- To be done
Extract the lines that carry the string "this" from the listing.

** Start of Records provided **

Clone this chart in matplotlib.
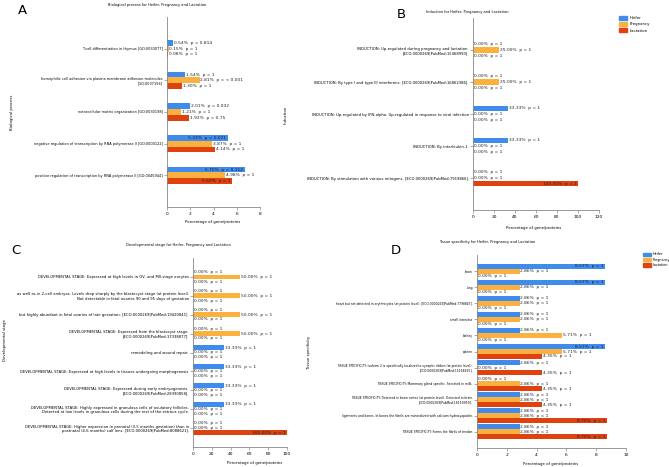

** End of Records provided **
** Start of Records provided **

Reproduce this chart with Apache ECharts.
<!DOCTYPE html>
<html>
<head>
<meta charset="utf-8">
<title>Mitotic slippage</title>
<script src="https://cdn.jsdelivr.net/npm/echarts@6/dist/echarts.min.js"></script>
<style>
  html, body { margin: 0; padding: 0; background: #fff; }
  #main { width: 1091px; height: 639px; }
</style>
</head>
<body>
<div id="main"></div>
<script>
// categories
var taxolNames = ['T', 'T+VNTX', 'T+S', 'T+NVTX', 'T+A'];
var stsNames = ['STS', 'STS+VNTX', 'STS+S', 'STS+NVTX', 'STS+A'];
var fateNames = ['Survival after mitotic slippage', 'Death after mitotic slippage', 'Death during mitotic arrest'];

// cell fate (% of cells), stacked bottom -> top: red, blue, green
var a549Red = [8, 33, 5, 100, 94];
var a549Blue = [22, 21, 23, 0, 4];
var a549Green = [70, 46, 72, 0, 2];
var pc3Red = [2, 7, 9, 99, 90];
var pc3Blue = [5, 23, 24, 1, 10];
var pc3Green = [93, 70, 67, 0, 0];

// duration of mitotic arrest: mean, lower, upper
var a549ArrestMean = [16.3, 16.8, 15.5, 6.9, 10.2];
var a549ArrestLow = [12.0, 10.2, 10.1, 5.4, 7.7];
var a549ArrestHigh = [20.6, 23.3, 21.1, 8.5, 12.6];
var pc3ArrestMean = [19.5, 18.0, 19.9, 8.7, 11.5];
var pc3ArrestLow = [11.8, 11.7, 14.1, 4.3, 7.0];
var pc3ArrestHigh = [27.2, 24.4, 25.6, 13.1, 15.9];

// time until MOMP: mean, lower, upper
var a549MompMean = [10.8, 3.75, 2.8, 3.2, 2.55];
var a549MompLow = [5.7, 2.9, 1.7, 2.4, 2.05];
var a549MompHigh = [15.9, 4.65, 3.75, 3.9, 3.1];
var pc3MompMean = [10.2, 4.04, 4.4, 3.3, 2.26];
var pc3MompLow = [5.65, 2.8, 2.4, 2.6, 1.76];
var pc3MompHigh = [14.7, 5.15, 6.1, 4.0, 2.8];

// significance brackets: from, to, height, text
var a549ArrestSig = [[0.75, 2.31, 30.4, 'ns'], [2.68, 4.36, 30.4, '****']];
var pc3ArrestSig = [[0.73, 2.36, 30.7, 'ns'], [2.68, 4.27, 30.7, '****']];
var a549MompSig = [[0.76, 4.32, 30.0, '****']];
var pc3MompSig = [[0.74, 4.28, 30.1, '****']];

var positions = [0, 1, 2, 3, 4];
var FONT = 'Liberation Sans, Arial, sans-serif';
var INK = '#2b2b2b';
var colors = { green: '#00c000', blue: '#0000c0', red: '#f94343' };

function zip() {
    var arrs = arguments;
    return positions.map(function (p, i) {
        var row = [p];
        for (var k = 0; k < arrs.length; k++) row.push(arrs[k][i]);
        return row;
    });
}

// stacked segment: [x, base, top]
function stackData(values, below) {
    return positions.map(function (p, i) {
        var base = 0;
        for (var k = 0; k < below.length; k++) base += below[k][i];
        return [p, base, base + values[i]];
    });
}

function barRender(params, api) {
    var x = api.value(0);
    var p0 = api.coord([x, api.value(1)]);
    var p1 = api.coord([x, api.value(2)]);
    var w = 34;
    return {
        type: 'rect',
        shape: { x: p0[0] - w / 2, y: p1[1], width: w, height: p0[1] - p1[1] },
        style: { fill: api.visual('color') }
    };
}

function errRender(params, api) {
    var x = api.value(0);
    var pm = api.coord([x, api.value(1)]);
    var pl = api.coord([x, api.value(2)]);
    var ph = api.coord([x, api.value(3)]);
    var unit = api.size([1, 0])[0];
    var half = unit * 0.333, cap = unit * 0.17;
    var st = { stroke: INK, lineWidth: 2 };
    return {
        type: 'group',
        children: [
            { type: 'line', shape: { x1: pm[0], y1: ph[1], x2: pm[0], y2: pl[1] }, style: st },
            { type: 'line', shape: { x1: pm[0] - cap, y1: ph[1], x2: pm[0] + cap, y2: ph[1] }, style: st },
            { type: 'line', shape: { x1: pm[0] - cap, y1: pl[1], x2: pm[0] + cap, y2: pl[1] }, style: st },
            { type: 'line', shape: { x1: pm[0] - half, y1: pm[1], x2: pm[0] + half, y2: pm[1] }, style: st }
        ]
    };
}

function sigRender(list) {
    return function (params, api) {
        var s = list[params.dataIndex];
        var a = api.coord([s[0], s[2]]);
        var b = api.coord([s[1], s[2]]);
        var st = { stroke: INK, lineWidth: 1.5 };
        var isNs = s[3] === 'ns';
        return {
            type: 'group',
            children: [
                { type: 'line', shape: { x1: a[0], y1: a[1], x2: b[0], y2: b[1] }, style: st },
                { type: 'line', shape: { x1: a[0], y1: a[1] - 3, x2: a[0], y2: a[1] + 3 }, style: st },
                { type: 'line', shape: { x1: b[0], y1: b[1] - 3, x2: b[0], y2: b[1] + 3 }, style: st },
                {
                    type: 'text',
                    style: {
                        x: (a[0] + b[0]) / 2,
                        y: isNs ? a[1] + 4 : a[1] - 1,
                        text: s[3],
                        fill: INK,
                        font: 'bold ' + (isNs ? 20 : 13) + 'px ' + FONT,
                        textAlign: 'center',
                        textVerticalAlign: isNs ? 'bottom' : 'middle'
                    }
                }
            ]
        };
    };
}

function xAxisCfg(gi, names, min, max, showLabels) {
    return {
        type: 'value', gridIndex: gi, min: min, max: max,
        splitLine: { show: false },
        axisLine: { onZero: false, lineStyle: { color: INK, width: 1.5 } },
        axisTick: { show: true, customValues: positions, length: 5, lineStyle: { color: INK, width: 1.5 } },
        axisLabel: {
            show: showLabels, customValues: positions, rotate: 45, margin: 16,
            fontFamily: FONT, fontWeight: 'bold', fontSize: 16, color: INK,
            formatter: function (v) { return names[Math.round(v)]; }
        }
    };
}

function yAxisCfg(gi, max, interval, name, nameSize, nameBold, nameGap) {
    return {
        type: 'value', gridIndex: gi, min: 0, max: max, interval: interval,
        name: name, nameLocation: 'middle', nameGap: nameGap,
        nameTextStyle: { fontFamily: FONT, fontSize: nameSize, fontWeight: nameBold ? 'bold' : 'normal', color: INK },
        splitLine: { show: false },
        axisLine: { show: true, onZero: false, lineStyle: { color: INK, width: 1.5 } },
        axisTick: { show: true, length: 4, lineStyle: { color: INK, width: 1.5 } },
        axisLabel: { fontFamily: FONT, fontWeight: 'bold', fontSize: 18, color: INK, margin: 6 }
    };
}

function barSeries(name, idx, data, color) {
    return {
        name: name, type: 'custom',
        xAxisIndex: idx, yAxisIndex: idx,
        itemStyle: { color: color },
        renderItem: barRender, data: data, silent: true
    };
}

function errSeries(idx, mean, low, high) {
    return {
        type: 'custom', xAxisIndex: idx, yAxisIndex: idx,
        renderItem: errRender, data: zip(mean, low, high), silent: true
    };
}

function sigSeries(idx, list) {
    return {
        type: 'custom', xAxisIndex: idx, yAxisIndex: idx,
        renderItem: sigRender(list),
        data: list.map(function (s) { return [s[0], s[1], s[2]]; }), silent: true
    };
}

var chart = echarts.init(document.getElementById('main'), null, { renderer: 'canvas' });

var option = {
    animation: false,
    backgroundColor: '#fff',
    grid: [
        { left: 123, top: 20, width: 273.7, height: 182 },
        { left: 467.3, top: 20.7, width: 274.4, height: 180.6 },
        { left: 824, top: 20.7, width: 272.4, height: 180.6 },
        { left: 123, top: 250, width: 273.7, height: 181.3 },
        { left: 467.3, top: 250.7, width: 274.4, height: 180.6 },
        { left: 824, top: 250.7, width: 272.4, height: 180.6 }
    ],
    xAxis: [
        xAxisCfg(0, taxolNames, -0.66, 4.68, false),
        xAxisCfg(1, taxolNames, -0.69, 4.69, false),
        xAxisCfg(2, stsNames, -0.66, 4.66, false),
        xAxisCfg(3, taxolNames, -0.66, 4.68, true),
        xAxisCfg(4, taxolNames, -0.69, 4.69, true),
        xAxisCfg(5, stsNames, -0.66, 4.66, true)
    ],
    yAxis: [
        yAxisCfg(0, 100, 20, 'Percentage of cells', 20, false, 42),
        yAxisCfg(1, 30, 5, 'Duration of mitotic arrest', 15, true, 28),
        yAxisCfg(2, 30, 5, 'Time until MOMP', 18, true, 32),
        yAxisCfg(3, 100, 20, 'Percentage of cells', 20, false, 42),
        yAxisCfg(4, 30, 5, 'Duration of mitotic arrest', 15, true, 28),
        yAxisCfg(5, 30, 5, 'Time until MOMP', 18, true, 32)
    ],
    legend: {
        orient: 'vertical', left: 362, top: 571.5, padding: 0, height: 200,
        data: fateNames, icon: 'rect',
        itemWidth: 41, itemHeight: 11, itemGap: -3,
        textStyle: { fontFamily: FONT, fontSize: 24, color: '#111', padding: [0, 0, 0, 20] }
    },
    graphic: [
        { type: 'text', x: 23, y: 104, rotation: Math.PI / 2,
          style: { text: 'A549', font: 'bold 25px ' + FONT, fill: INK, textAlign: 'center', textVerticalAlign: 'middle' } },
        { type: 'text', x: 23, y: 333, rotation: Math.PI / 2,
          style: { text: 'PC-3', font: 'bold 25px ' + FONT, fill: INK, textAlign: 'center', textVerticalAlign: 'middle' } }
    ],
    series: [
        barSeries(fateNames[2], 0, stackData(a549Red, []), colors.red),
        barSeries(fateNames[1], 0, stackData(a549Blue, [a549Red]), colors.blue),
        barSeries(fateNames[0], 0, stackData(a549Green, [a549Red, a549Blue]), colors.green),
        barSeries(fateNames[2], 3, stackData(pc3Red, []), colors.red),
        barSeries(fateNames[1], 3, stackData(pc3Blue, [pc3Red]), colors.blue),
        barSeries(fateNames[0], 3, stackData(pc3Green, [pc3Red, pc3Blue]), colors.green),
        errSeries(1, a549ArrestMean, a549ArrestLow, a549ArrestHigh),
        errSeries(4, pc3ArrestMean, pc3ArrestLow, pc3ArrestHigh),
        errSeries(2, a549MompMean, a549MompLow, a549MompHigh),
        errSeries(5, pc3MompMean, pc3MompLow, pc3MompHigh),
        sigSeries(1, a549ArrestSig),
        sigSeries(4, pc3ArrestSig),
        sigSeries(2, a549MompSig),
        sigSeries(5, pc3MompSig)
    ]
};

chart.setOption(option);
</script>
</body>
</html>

** End of Records provided **

- Task answer
Clone this chart in matplotlib.
Reproduce this chart with Apache ECharts.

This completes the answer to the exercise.